In the copy, keep every record exact and leave out all images.

▶ Exercise data
— Start —

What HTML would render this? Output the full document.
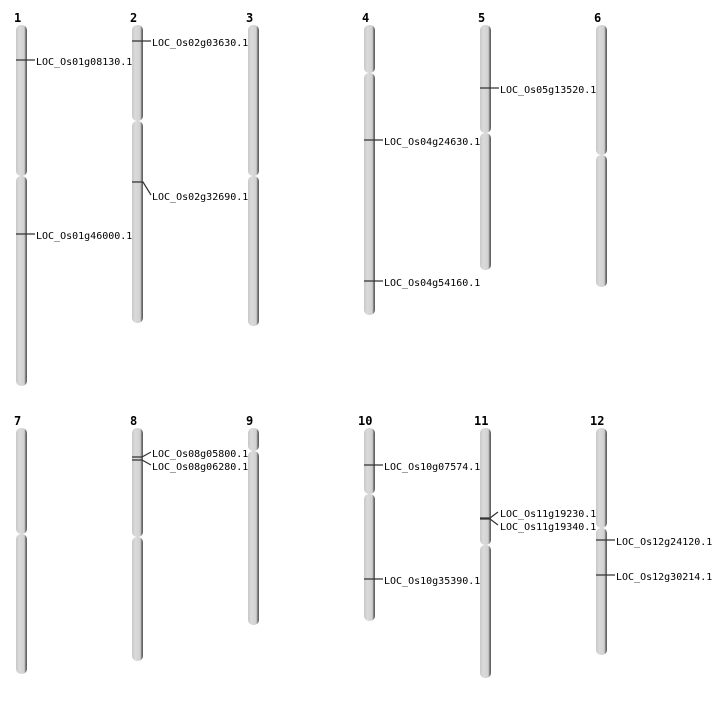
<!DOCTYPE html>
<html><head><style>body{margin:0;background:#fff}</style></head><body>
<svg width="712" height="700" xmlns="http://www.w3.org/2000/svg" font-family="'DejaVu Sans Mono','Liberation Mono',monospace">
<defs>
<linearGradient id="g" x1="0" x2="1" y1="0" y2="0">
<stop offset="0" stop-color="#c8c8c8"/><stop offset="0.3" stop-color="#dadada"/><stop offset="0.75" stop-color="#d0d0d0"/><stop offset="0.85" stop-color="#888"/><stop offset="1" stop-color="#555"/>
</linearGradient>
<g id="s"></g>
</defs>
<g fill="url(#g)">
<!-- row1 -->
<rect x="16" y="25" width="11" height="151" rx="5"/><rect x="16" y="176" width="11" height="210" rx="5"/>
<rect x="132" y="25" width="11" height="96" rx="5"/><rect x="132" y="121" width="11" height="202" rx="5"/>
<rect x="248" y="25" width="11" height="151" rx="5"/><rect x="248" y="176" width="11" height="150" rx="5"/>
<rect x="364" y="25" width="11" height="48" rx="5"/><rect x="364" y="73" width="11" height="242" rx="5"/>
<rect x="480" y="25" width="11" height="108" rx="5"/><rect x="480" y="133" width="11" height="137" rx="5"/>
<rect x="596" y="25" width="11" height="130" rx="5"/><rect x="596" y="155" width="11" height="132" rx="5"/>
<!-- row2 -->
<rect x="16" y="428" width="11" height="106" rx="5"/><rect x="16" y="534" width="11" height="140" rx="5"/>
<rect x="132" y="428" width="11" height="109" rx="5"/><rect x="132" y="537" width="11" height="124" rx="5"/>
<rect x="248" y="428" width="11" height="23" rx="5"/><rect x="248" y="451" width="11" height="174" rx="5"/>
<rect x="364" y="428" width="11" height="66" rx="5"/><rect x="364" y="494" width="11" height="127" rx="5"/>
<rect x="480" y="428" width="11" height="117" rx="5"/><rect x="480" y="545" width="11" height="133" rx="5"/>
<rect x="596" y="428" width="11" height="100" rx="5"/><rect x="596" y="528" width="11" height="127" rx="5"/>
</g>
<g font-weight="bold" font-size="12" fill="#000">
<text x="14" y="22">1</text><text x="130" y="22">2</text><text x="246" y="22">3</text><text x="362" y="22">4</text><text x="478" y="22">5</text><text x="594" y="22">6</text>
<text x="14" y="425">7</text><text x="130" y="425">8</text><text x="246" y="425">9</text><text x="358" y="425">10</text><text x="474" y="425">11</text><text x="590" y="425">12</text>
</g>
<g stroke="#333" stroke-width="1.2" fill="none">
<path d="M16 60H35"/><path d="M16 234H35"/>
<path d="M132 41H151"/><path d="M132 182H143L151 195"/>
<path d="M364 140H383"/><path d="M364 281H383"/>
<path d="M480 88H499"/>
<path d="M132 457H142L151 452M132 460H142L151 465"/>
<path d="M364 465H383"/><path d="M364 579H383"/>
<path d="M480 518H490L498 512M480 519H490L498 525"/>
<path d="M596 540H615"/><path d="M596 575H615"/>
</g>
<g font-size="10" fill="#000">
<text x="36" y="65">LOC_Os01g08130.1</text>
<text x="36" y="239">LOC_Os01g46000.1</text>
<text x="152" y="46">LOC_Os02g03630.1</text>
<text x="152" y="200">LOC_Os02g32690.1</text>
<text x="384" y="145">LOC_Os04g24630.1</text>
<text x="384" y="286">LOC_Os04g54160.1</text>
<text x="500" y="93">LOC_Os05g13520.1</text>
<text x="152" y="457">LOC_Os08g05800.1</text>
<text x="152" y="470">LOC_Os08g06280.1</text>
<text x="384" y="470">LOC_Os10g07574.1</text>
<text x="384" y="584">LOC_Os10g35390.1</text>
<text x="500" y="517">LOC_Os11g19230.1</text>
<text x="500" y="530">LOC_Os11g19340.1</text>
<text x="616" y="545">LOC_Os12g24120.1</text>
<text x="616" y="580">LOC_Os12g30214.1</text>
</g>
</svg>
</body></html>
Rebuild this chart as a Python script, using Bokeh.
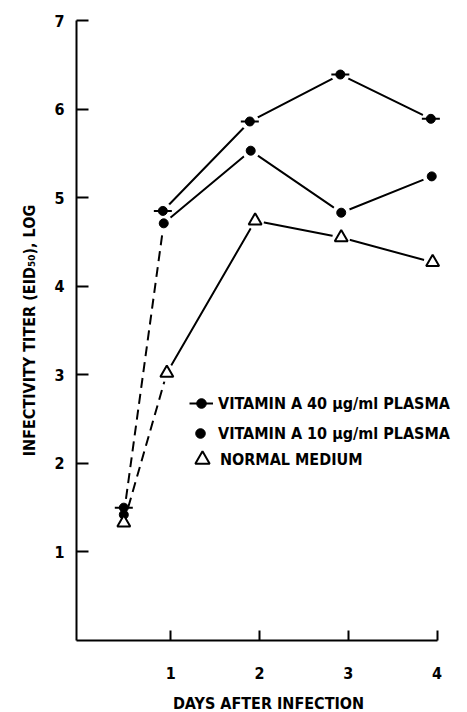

— End —

▶ Problem solution
What HTML would render this? Output the full document.
<!DOCTYPE html>
<html><head><style>body{margin:0;background:#fff}</style></head><body>
<svg width="712" height="700" xmlns="http://www.w3.org/2000/svg" font-family="'DejaVu Sans Mono','Liberation Mono',monospace">
<defs>
<linearGradient id="g" x1="0" x2="1" y1="0" y2="0">
<stop offset="0" stop-color="#c8c8c8"/><stop offset="0.3" stop-color="#dadada"/><stop offset="0.75" stop-color="#d0d0d0"/><stop offset="0.85" stop-color="#888"/><stop offset="1" stop-color="#555"/>
</linearGradient>
<g id="s"></g>
</defs>
<g fill="url(#g)">
<!-- row1 -->
<rect x="16" y="25" width="11" height="151" rx="5"/><rect x="16" y="176" width="11" height="210" rx="5"/>
<rect x="132" y="25" width="11" height="96" rx="5"/><rect x="132" y="121" width="11" height="202" rx="5"/>
<rect x="248" y="25" width="11" height="151" rx="5"/><rect x="248" y="176" width="11" height="150" rx="5"/>
<rect x="364" y="25" width="11" height="48" rx="5"/><rect x="364" y="73" width="11" height="242" rx="5"/>
<rect x="480" y="25" width="11" height="108" rx="5"/><rect x="480" y="133" width="11" height="137" rx="5"/>
<rect x="596" y="25" width="11" height="130" rx="5"/><rect x="596" y="155" width="11" height="132" rx="5"/>
<!-- row2 -->
<rect x="16" y="428" width="11" height="106" rx="5"/><rect x="16" y="534" width="11" height="140" rx="5"/>
<rect x="132" y="428" width="11" height="109" rx="5"/><rect x="132" y="537" width="11" height="124" rx="5"/>
<rect x="248" y="428" width="11" height="23" rx="5"/><rect x="248" y="451" width="11" height="174" rx="5"/>
<rect x="364" y="428" width="11" height="66" rx="5"/><rect x="364" y="494" width="11" height="127" rx="5"/>
<rect x="480" y="428" width="11" height="117" rx="5"/><rect x="480" y="545" width="11" height="133" rx="5"/>
<rect x="596" y="428" width="11" height="100" rx="5"/><rect x="596" y="528" width="11" height="127" rx="5"/>
</g>
<g font-weight="bold" font-size="12" fill="#000">
<text x="14" y="22">1</text><text x="130" y="22">2</text><text x="246" y="22">3</text><text x="362" y="22">4</text><text x="478" y="22">5</text><text x="594" y="22">6</text>
<text x="14" y="425">7</text><text x="130" y="425">8</text><text x="246" y="425">9</text><text x="358" y="425">10</text><text x="474" y="425">11</text><text x="590" y="425">12</text>
</g>
<g stroke="#333" stroke-width="1.2" fill="none">
<path d="M16 60H35"/><path d="M16 234H35"/>
<path d="M132 41H151"/><path d="M132 182H143L151 195"/>
<path d="M364 140H383"/><path d="M364 281H383"/>
<path d="M480 88H499"/>
<path d="M132 457H142L151 452M132 460H142L151 465"/>
<path d="M364 465H383"/><path d="M364 579H383"/>
<path d="M480 518H490L498 512M480 519H490L498 525"/>
<path d="M596 540H615"/><path d="M596 575H615"/>
</g>
<g font-size="10" fill="#000">
<text x="36" y="65">LOC_Os01g08130.1</text>
<text x="36" y="239">LOC_Os01g46000.1</text>
<text x="152" y="46">LOC_Os02g03630.1</text>
<text x="152" y="200">LOC_Os02g32690.1</text>
<text x="384" y="145">LOC_Os04g24630.1</text>
<text x="384" y="286">LOC_Os04g54160.1</text>
<text x="500" y="93">LOC_Os05g13520.1</text>
<text x="152" y="457">LOC_Os08g05800.1</text>
<text x="152" y="470">LOC_Os08g06280.1</text>
<text x="384" y="470">LOC_Os10g07574.1</text>
<text x="384" y="584">LOC_Os10g35390.1</text>
<text x="500" y="517">LOC_Os11g19230.1</text>
<text x="500" y="530">LOC_Os11g19340.1</text>
<text x="616" y="545">LOC_Os12g24120.1</text>
<text x="616" y="580">LOC_Os12g30214.1</text>
</g>
</svg>
</body></html>
Rebuild this chart as a Python script, using Bokeh.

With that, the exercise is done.